If you're not opposed to Ruby or long lines, you could use this:
alias replace='ruby -e "File.write(ARGV[0], File.read(ARGV[0]).gsub(ARGV[1]) { ARGV[2] })"'
replace test3.txt abc def
This loads the whole file into memory, performs the replacements and saves it back to disk. Should probably not be used for massive files.

If you don't want to escape your string, you can reach your goal in 2 steps:
fgrep the line (getting the line number) you want to replace, and
afterwards use sed for replacing this line.
E.g.
#/bin/sh
PATTERN='foo*[)*abc' # we need it literal
LINENUMBER="$( fgrep -n "$PATTERN" "$FILE" | cut -d':' -f1 )"
NEWSTRING='my new string'
sed -i "${LINENUMBER}s/.*/$NEWSTRING/" "$FILE"

You can do this in two lines of bash code if you're OK with reading the whole file into memory. This is quite flexible -- the pattern and replacement can contain newlines to match across lines if needed. It also preserves any trailing newline or lack thereof, which a simple loop with read does not.
mapfile -d '' < file
printf '%s' "${MAPFILE//"$pat"/"$rep"}" > file
For completeness, if the file can contain null bytes (\0), we need to extend the above, and it becomes
mapfile -d '' < <(cat file; printf '\0')
last=${MAPFILE[-1]}; unset "MAPFILE[-1]"
printf '%s\0' "${MAPFILE[#]//"$pat"/"$rep"}" > file
printf '%s' "${last//"$pat"/"$rep"}" >> file

perl -i.orig -pse 'while (($i = index($_,$s)) >= 0) { substr($_,$i,length($s), $r)}'--\
-s='$_REQUEST['\'old\'']' -r='$_REQUEST['\'new\'']' sample.txt
-i.orig in-place modification with backup.
-p print lines from the input file by default
-s enable rudimentary parsing of command line arguments
-e run this script
index($_,$s) search for the $s string
substr($_,$i,length($s), $r) replace the string
while (($i = index($_,$s)) >= 0) repeat until
-- end of perl parameters
-s='$_REQUEST['\'old\'']', -r='$_REQUEST['\'new\'']' - set $s,$r
You still need to "escape" ' chars but the rest should be straight forward.
Note: this started as an answer to How to pass special character string to sed hence the $_REQUEST['old'] strings, however this question is a bit more appropriately formulated.

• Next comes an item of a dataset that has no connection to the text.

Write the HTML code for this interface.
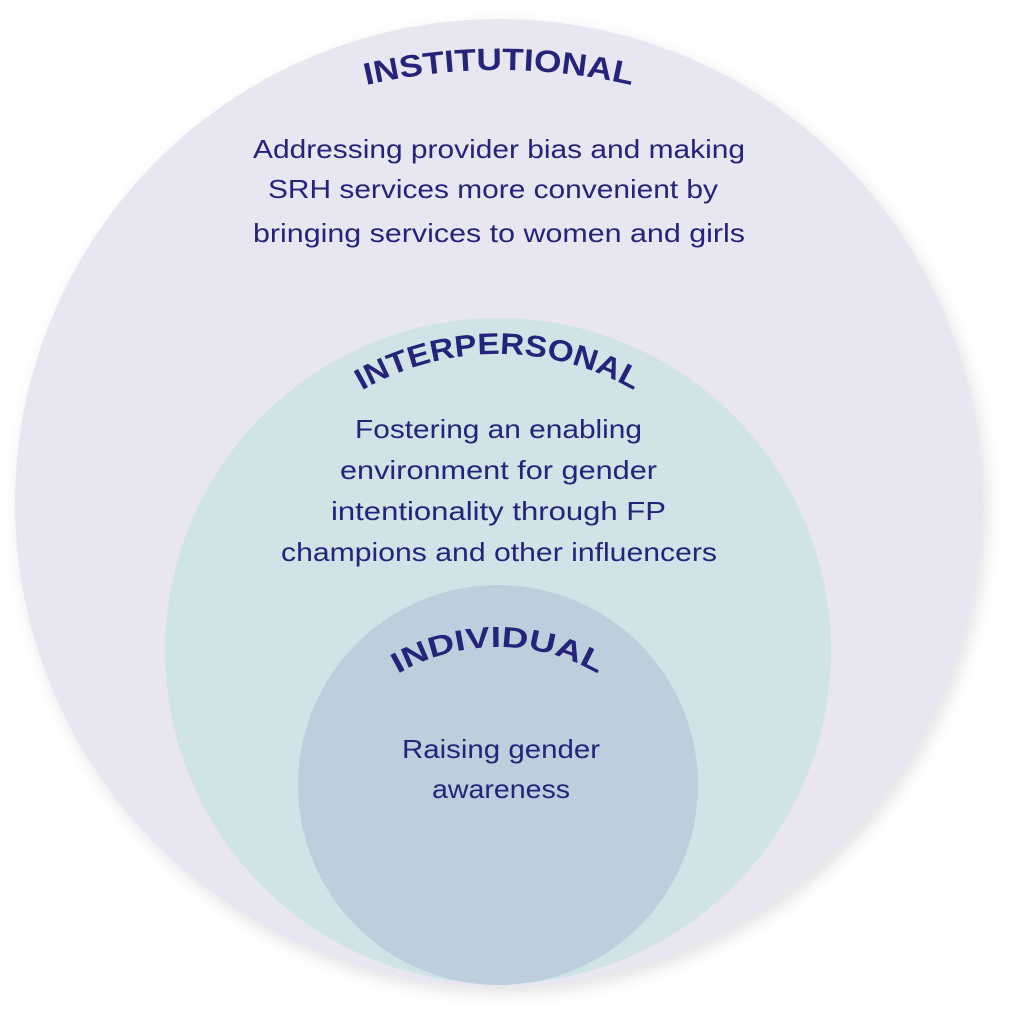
<!DOCTYPE html>
<html><head><meta charset="utf-8"><style>
html,body{margin:0;padding:0;background:#fff;}
svg{display:block;}
text{font-family:"Liberation Sans",sans-serif;fill:#25237a;}
.b{font-size:26px;}
.t{font-weight:bold;}
</style></head><body>
<svg width="1022" height="1024" viewBox="0 0 1022 1024" xmlns="http://www.w3.org/2000/svg">
<defs>
<filter id="sh" x="-10%" y="-10%" width="120%" height="120%">
<feGaussianBlur in="SourceAlpha" stdDeviation="8"/>
<feOffset dx="4" dy="6"/>
<feComponentTransfer><feFuncA type="linear" slope="0.12"/></feComponentTransfer>
<feMerge><feMergeNode/><feMergeNode in="SourceGraphic"/></feMerge>
</filter>
<path id="a1" d="M -91 660 A 590 590 0 0 1 1089 660"/>
<path id="a2" d="M 226 626 A 272 272 0 0 1 770 626"/>
<path id="a3" d="M 298 847 A 200 200 0 0 1 698 847"/>
</defs>
<circle cx="499" cy="503" r="484" fill="#e8e7f1" filter="url(#sh)"/>
<circle cx="498" cy="651" r="333" fill="#d0e3e7"/>
<circle cx="498" cy="785" r="200" fill="#bdcfdd"/>

<text class="t" font-size="31"><textPath href="#a1" startOffset="50%" text-anchor="middle" textLength="268" lengthAdjust="spacingAndGlyphs">INSTITUTIONAL</textPath></text>
<text class="t" font-size="30"><textPath href="#a2" startOffset="50%" text-anchor="middle" textLength="285" lengthAdjust="spacingAndGlyphs">INTERPERSONAL</textPath></text>
<text class="t" font-size="29"><textPath href="#a3" startOffset="50%" text-anchor="middle" textLength="210" lengthAdjust="spacingAndGlyphs">INDIVIDUAL</textPath></text>

<text class="b" x="253" y="158" textLength="492" lengthAdjust="spacingAndGlyphs">Addressing provider bias and making</text>
<text class="b" x="268" y="198" textLength="450" lengthAdjust="spacingAndGlyphs">SRH services more convenient by</text>
<text class="b" x="253" y="242" textLength="492" lengthAdjust="spacingAndGlyphs">bringing services to women and girls</text>

<text class="b" x="355" y="438" textLength="287" lengthAdjust="spacingAndGlyphs">Fostering an enabling</text>
<text class="b" x="340" y="479" textLength="317" lengthAdjust="spacingAndGlyphs">environment for gender</text>
<text class="b" x="331" y="520" textLength="335" lengthAdjust="spacingAndGlyphs">intentionality through FP</text>
<text class="b" x="281" y="561" textLength="436" lengthAdjust="spacingAndGlyphs">champions and other influencers</text>

<text class="b" x="402" y="758" textLength="198" lengthAdjust="spacingAndGlyphs">Raising gender</text>
<text class="b" x="432" y="798" textLength="138" lengthAdjust="spacingAndGlyphs">awareness</text>
</svg>
</body></html>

You should be using replace instead of sed.
From the man page:
The replace utility program changes strings in place in files or on the
standard input.
Invoke replace in one of the following ways:
shell> replace from to [from to] ... -- file_name [file_name] ...
shell> replace from to [from to] ... < file_name
from represents a string to look for and to represents its replacement.
There can be one or more pairs of strings.